▶ _SET EXERCISE_:
Exactly repeat the material, dropping only the pictures.
________________________________________
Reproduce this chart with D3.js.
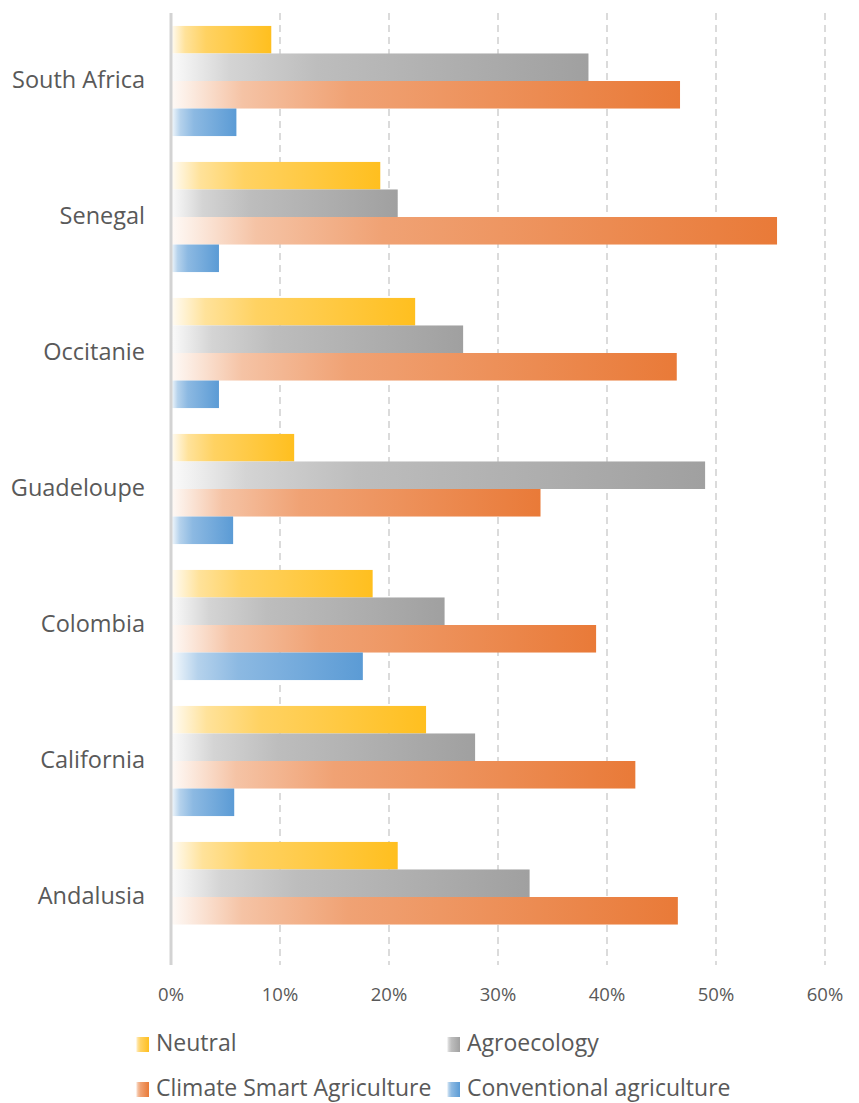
<!DOCTYPE html>
<html>
<head>
<meta charset="utf-8">
<script src="https://cdn.jsdelivr.net/npm/d3@7"></script>
<style>
  html, body { margin: 0; padding: 0; background: #fff; }
  svg { display: block; font-family: 'Open Sans', 'Noto Sans', sans-serif; }
</style>
</head>
<body>
<svg id="chart" width="859" height="1103"></svg>
<script>
// 데이터
const regions = ['South Africa', 'Senegal', 'Occitanie', 'Guadeloupe', 'Colombia', 'California', 'Andalusia'];
const seriesNames = ['Neutral', 'Agroecology', 'Climate Smart Agriculture', 'Conventional agriculture'];
const neutral = [0.092, 0.192, 0.224, 0.113, 0.185, 0.234, 0.208];
const agroecology = [0.383, 0.208, 0.268, 0.490, 0.251, 0.279, 0.329];
const climateSmart = [0.467, 0.556, 0.464, 0.339, 0.390, 0.426, 0.465];
const conventional = [0.060, 0.044, 0.044, 0.057, 0.176, 0.058, 0];
const xTicks = [0, 0.1, 0.2, 0.3, 0.4, 0.5, 0.6];

const seriesValues = [neutral, agroecology, climateSmart, conventional];
const colors = ['#FFBF1F', '#A0A0A0', '#E97A38', '#5B9BD5'];

const svg = d3.select('#chart');
const defs = svg.append('defs');

// 그라데이션 (흰색 -> 색상)
colors.forEach((c, i) => {
  const mix = d3.interpolateRgb('#ffffff', c);
  const grad = defs.append('linearGradient')
    .attr('id', `grad${i}`)
    .attr('x1', '0%').attr('x2', '100%')
    .attr('y1', '0%').attr('y2', '0%');
  [[0, 0.04], [0.14, 0.45], [0.35, 0.7], [1, 1]].forEach(([o, t]) => {
    grad.append('stop').attr('offset', o).attr('stop-color', mix(t));
  });
});

const x = d3.scaleLinear().domain([0, 0.6]).range([171, 825]);
const y0 = d3.scaleBand().domain(regions).range([13, 965]);
const y1 = d3.scaleBand().domain(seriesNames).range([0, y0.bandwidth()]).paddingOuter(0.47);

// 그리드 선
svg.append('g')
  .selectAll('line')
  .data(xTicks.slice(1))
  .join('line')
  .attr('x1', (d) => x(d)).attr('x2', (d) => x(d))
  .attr('y1', 13).attr('y2', 965)
  .attr('stroke', '#C8C8C8')
  .attr('stroke-width', 1.3)
  .attr('stroke-dasharray', '7,5');

// 막대
const rows = regions.map((r, i) => ({ region: r, values: seriesValues.map((s, j) => ({ key: seriesNames[j], idx: j, v: s[i] })) }));

svg.append('g')
  .selectAll('g')
  .data(rows)
  .join('g')
  .attr('transform', (d) => `translate(0,${y0(d.region)})`)
  .selectAll('rect')
  .data((d) => d.values.filter((v) => v.v > 0))
  .join('rect')
  .attr('x', x(0))
  .attr('y', (d) => y1(d.key))
  .attr('width', (d) => x(d.v) - x(0))
  .attr('height', y1.bandwidth())
  .attr('fill', (d) => `url(#grad${d.idx})`);

// 세로축 선
svg.append('line')
  .attr('x1', x(0)).attr('x2', x(0))
  .attr('y1', 13).attr('y2', 965)
  .attr('stroke', '#D3D3D3')
  .attr('stroke-width', 3);

// 지역 라벨
svg.append('g')
  .selectAll('text')
  .data(regions)
  .join('text')
  .attr('x', 145)
  .attr('y', (d) => y0(d) + y0.bandwidth() / 2 + 1)
  .attr('text-anchor', 'end')
  .attr('dominant-baseline', 'middle')
  .attr('font-size', 23.5)
  .attr('fill', '#595959')
  .text((d) => d);

// x축 라벨
svg.append('g')
  .selectAll('text')
  .data(xTicks)
  .join('text')
  .attr('x', (d) => x(d))
  .attr('y', 996)
  .attr('text-anchor', 'middle')
  .attr('dominant-baseline', 'middle')
  .attr('font-size', 18.5)
  .attr('fill', '#595959')
  .text((d) => d3.format('.0%')(d));

// 범례
const legendPos = [[136, 1044], [447, 1044], [136, 1089], [447, 1089]];
const legend = svg.append('g')
  .selectAll('g')
  .data(seriesNames)
  .join('g')
  .attr('transform', (d, i) => `translate(${legendPos[i][0]},${legendPos[i][1]})`);

legend.append('rect')
  .attr('x', 0).attr('y', -7)
  .attr('width', 13).attr('height', 15)
  .attr('fill', (d, i) => `url(#grad${i})`);

legend.append('text')
  .attr('x', 20)
  .attr('y', 1)
  .attr('dominant-baseline', 'middle')
  .attr('font-size', 23)
  .attr('fill', '#595959')
  .text((d) => d);
</script>
</body>
</html>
________________________________________
▶ _FULL OUTPUT_:
Reproduce this chart with D3.js.
<!DOCTYPE html>
<html>
<head>
<meta charset="utf-8">
<script src="https://cdn.jsdelivr.net/npm/d3@7"></script>
<style>
  html, body { margin: 0; padding: 0; background: #fff; }
  svg { display: block; font-family: 'Open Sans', 'Noto Sans', sans-serif; }
</style>
</head>
<body>
<svg id="chart" width="859" height="1103"></svg>
<script>
// 데이터
const regions = ['South Africa', 'Senegal', 'Occitanie', 'Guadeloupe', 'Colombia', 'California', 'Andalusia'];
const seriesNames = ['Neutral', 'Agroecology', 'Climate Smart Agriculture', 'Conventional agriculture'];
const neutral = [0.092, 0.192, 0.224, 0.113, 0.185, 0.234, 0.208];
const agroecology = [0.383, 0.208, 0.268, 0.490, 0.251, 0.279, 0.329];
const climateSmart = [0.467, 0.556, 0.464, 0.339, 0.390, 0.426, 0.465];
const conventional = [0.060, 0.044, 0.044, 0.057, 0.176, 0.058, 0];
const xTicks = [0, 0.1, 0.2, 0.3, 0.4, 0.5, 0.6];

const seriesValues = [neutral, agroecology, climateSmart, conventional];
const colors = ['#FFBF1F', '#A0A0A0', '#E97A38', '#5B9BD5'];

const svg = d3.select('#chart');
const defs = svg.append('defs');

// 그라데이션 (흰색 -> 색상)
colors.forEach((c, i) => {
  const mix = d3.interpolateRgb('#ffffff', c);
  const grad = defs.append('linearGradient')
    .attr('id', `grad${i}`)
    .attr('x1', '0%').attr('x2', '100%')
    .attr('y1', '0%').attr('y2', '0%');
  [[0, 0.04], [0.14, 0.45], [0.35, 0.7], [1, 1]].forEach(([o, t]) => {
    grad.append('stop').attr('offset', o).attr('stop-color', mix(t));
  });
});

const x = d3.scaleLinear().domain([0, 0.6]).range([171, 825]);
const y0 = d3.scaleBand().domain(regions).range([13, 965]);
const y1 = d3.scaleBand().domain(seriesNames).range([0, y0.bandwidth()]).paddingOuter(0.47);

// 그리드 선
svg.append('g')
  .selectAll('line')
  .data(xTicks.slice(1))
  .join('line')
  .attr('x1', (d) => x(d)).attr('x2', (d) => x(d))
  .attr('y1', 13).attr('y2', 965)
  .attr('stroke', '#C8C8C8')
  .attr('stroke-width', 1.3)
  .attr('stroke-dasharray', '7,5');

// 막대
const rows = regions.map((r, i) => ({ region: r, values: seriesValues.map((s, j) => ({ key: seriesNames[j], idx: j, v: s[i] })) }));

svg.append('g')
  .selectAll('g')
  .data(rows)
  .join('g')
  .attr('transform', (d) => `translate(0,${y0(d.region)})`)
  .selectAll('rect')
  .data((d) => d.values.filter((v) => v.v > 0))
  .join('rect')
  .attr('x', x(0))
  .attr('y', (d) => y1(d.key))
  .attr('width', (d) => x(d.v) - x(0))
  .attr('height', y1.bandwidth())
  .attr('fill', (d) => `url(#grad${d.idx})`);

// 세로축 선
svg.append('line')
  .attr('x1', x(0)).attr('x2', x(0))
  .attr('y1', 13).attr('y2', 965)
  .attr('stroke', '#D3D3D3')
  .attr('stroke-width', 3);

// 지역 라벨
svg.append('g')
  .selectAll('text')
  .data(regions)
  .join('text')
  .attr('x', 145)
  .attr('y', (d) => y0(d) + y0.bandwidth() / 2 + 1)
  .attr('text-anchor', 'end')
  .attr('dominant-baseline', 'middle')
  .attr('font-size', 23.5)
  .attr('fill', '#595959')
  .text((d) => d);

// x축 라벨
svg.append('g')
  .selectAll('text')
  .data(xTicks)
  .join('text')
  .attr('x', (d) => x(d))
  .attr('y', 996)
  .attr('text-anchor', 'middle')
  .attr('dominant-baseline', 'middle')
  .attr('font-size', 18.5)
  .attr('fill', '#595959')
  .text((d) => d3.format('.0%')(d));

// 범례
const legendPos = [[136, 1044], [447, 1044], [136, 1089], [447, 1089]];
const legend = svg.append('g')
  .selectAll('g')
  .data(seriesNames)
  .join('g')
  .attr('transform', (d, i) => `translate(${legendPos[i][0]},${legendPos[i][1]})`);

legend.append('rect')
  .attr('x', 0).attr('y', -7)
  .attr('width', 13).attr('height', 15)
  .attr('fill', (d, i) => `url(#grad${i})`);

legend.append('text')
  .attr('x', 20)
  .attr('y', 1)
  .attr('dominant-baseline', 'middle')
  .attr('font-size', 23)
  .attr('fill', '#595959')
  .text((d) => d);
</script>
</body>
</html>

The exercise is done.